Il fatto poi, di non poter spendere, anzi di dover risparmiare su tutto, rendo il quadro complessivo molto rischioso.
Così che quel minimo di discussione a cui si assiste è imperniato ed interno agli stessi temi su cui il CGIE (peraltro ancora inattivo) discute da anni senza cavare un ragno dal buco.
Cioè, siamo indietro nel tempo, ancora dietro la non encomiabile demagogia su cui Tremaglia ha costruito il suo quinquennio.
Ma nel frattempo c’è stato il voto, la vittoria dell’Unione e una maggioranza che poggia sul risultato del voto all’estero.

Chi pensa di avere in mano tutte le chiavi e di poter agire tranquillamente in uno scenario silente, sbaglia. C’è chi ha lavorato intensamente e messo in gioco la propria faccia per la vittoria dell’Unione. La comunità attendono di vedere e di apprezzare i risultati visibili del Governo di centrosinistra e chiederanno conto a coloro per cui hanno votato e alle forze sociali che hanno sostenuto l’Unione. Alle collettività interessa molto relativamente il funzionamento o la riforma del CGIE o dei Comites. Ed anche la questione, pur importante delle modalità del voto, rientrano in una fascia di problemi istituzionali o paraistituzionali che interessano più l’Italia che gli italiani all’estero.
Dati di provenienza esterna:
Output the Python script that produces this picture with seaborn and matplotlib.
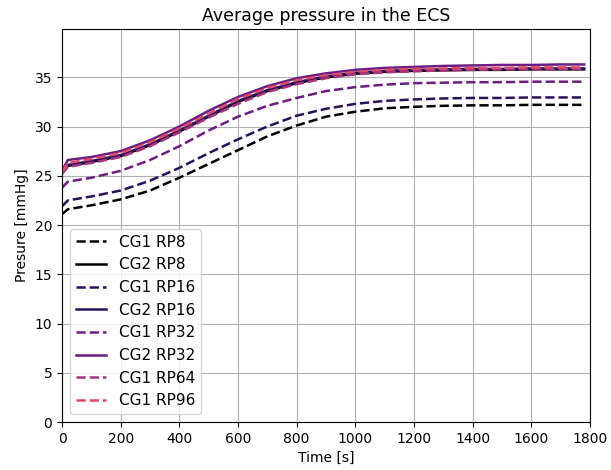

In modo analogo la questione degli Istituti di Cultura, che peraltro esula dalle competenze del Viceministro.
E’ bene chiedersi nuovamente: quali sono state e quali sono le rivendicazioni e i fabbisogni dei 4 milioni di italiani nel mondo, cioè delle persone in carne ed ossa ?
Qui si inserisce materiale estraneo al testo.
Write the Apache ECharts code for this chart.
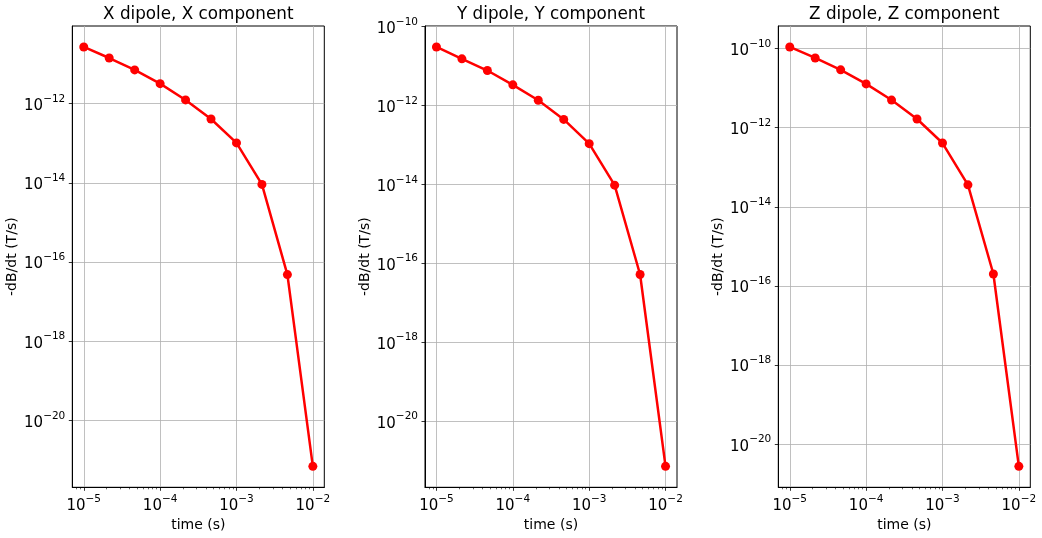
<!DOCTYPE html>
<html><head><meta charset="utf-8">
<script src="https://cdn.jsdelivr.net/npm/echarts@6/dist/echarts.min.js"></script>
<style>html,body{margin:0;padding:0;background:#fff}#c{width:1042px;height:538px}</style>
</head><body><div id="c"></div>
<script>
// ---- data ----
const times = [1e-5, 2.154e-5, 4.642e-5, 1e-4, 2.154e-4, 4.642e-4, 1e-3, 2.154e-3, 4.642e-3, 1e-2];
const xDipoleX = [2.7e-11, 1.42e-11, 7.1e-12, 3.2e-12, 1.24e-12, 4.1e-13, 1.02e-13, 9.1e-15, 4.8e-17, 6.9e-22];
const yDipoleY = [3.0e-11, 1.5e-11, 7.6e-12, 3.3e-12, 1.34e-12, 4.4e-13, 1.07e-13, 9.5e-15, 5.2e-17, 7.2e-22];
const zDipoleZ = [1.1e-10, 5.8e-11, 2.9e-11, 1.28e-11, 5.0e-12, 1.66e-12, 4.1e-13, 3.6e-14, 2.0e-16, 2.75e-21];
const titles = ['X dipole, X component', 'Y dipole, Y component', 'Z dipole, Z component'];
const xTickExps = [-5, -4, -3, -2];
const yTickExps = [-20, -18, -16, -14, -12, -10];
const xLabel = 'time (s)';
const yLabel = '-dB/dt (T/s)';

// ---- layout ----
const panels = [xDipoleX, yDipoleY, zDipoleZ];
const gridLefts = [72.3, 425, 778.3];
const gridW = 252, gridTop = 26, gridH = 461.3;
const FONT = 'DejaVu Sans';

function sup(e) { return '{b|10}{s|' + (e < 0 ? '\u2212' : '') + Math.abs(e) + '}'; }
const rich = {
  b: { fontFamily: FONT, fontSize: 15, color: '#000', lineHeight: 20, verticalAlign: 'bottom' },
  s: { fontFamily: FONT, fontSize: 10.5, color: '#000', lineHeight: 11, verticalAlign: 'top' }
};
function logRange(arr) {
  const lo = Math.min(...arr), hi = Math.max(...arr);
  const span = hi - lo;
  return [lo - 0.05 * span, hi + 0.05 * span];
}
const xr = logRange(times.map(Math.log10));

const grid = [], xAxis = [], yAxis = [], series = [], title = [];
panels.forEach((vals, i) => {
  const logs = vals.map(Math.log10);
  const yr = logRange(logs);
  grid.push({ left: gridLefts[i], top: gridTop, width: gridW, height: gridH,
    show: true, borderColor: '#000', borderWidth: 1, backgroundColor: 'transparent', containLabel: false });
  title.push({ text: titles[i], left: gridLefts[i] + gridW / 2, top: 6.5, textAlign: 'center', padding: 0,
    textStyle: { fontFamily: FONT, fontSize: 16.8, fontWeight: 'normal', color: '#000' } });
  xAxis.push({ type: 'log', logBase: 10, gridIndex: i,
    min: Math.pow(10, xr[0]), max: Math.pow(10, xr[1]),
    name: xLabel, nameLocation: 'middle', nameGap: 29,
    nameTextStyle: { fontFamily: FONT, fontSize: 14, color: '#000' },
    axisLine: { show: true, lineStyle: { color: '#000', width: 1 } },
    axisTick: { show: true, inside: false, length: 3.5, lineStyle: { color: '#000', width: 0.8 },
      customValues: xTickExps.map(e => Math.pow(10, e)) },
    minorTick: { show: true, splitNumber: 9, length: 2, lineStyle: { color: '#000', width: 0.6 } },
    splitLine: { show: true, lineStyle: { color: '#b0b0b0', width: 0.8 } },
    axisLabel: { margin: 6, rich: rich, showMinLabel: true, showMaxLabel: true,
      formatter: v => { const e = Math.log10(v), r = Math.round(e);
        return (Math.abs(e - r) < 1e-6 && xTickExps.includes(r)) ? sup(r) : ''; } }
  });
  yAxis.push({ type: 'value', gridIndex: i, min: yr[0], max: yr[1], splitNumber: 6,
    name: yLabel, nameLocation: 'middle', nameGap: 53,
    nameTextStyle: { fontFamily: FONT, fontSize: 14, color: '#000' },
    axisLine: { show: true, onZero: false, lineStyle: { color: '#000', width: 1 } },
    axisTick: { show: true, inside: false, length: 3.5, lineStyle: { color: '#000', width: 0.8 },
      customValues: yTickExps.filter(e => e >= yr[0] && e <= yr[1]) },
    splitLine: { show: true, lineStyle: { color: '#b0b0b0', width: 0.8 } },
    axisLabel: { margin: 7, rich: rich,
      formatter: v => { const r = Math.round(v);
        return (Math.abs(v - r) < 1e-6 && yTickExps.includes(r)) ? sup(r) : ''; } }
  });
  series.push({ type: 'line', xAxisIndex: i, yAxisIndex: i,
    data: times.map((t, k) => [t, logs[k]]),
    symbol: 'circle', symbolSize: 9, showSymbol: true,
    lineStyle: { color: '#ff0000', width: 2.5 },
    itemStyle: { color: '#ff0000' }, animation: false, silent: true });
});

const chart = echarts.init(document.getElementById('c'), null, { renderer: 'canvas' });
chart.setOption({ backgroundColor: '#fff', animation: false, title, grid, xAxis, yAxis, series });
</script></body></html>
Prima che sia troppo tardi, è bene che si inauguri –senza attendere l’autunno- una pratica di concreta, sostanziale e continua concertazione con le forze sociali e di reciproco approfondimento dei problemi, delle opportunità, delle priorità.
Il segnale (molto negativo) del voto referendario è inequivocabile; ove non si sarà in grado di dimostrare risultati effettivi, non solo le collettività genericamente intese, ma soprattutto le espressioni democratiche dell’emigrazione organizzata avranno scarso entusiasmo ed oggettive difficoltà ad attivarsi.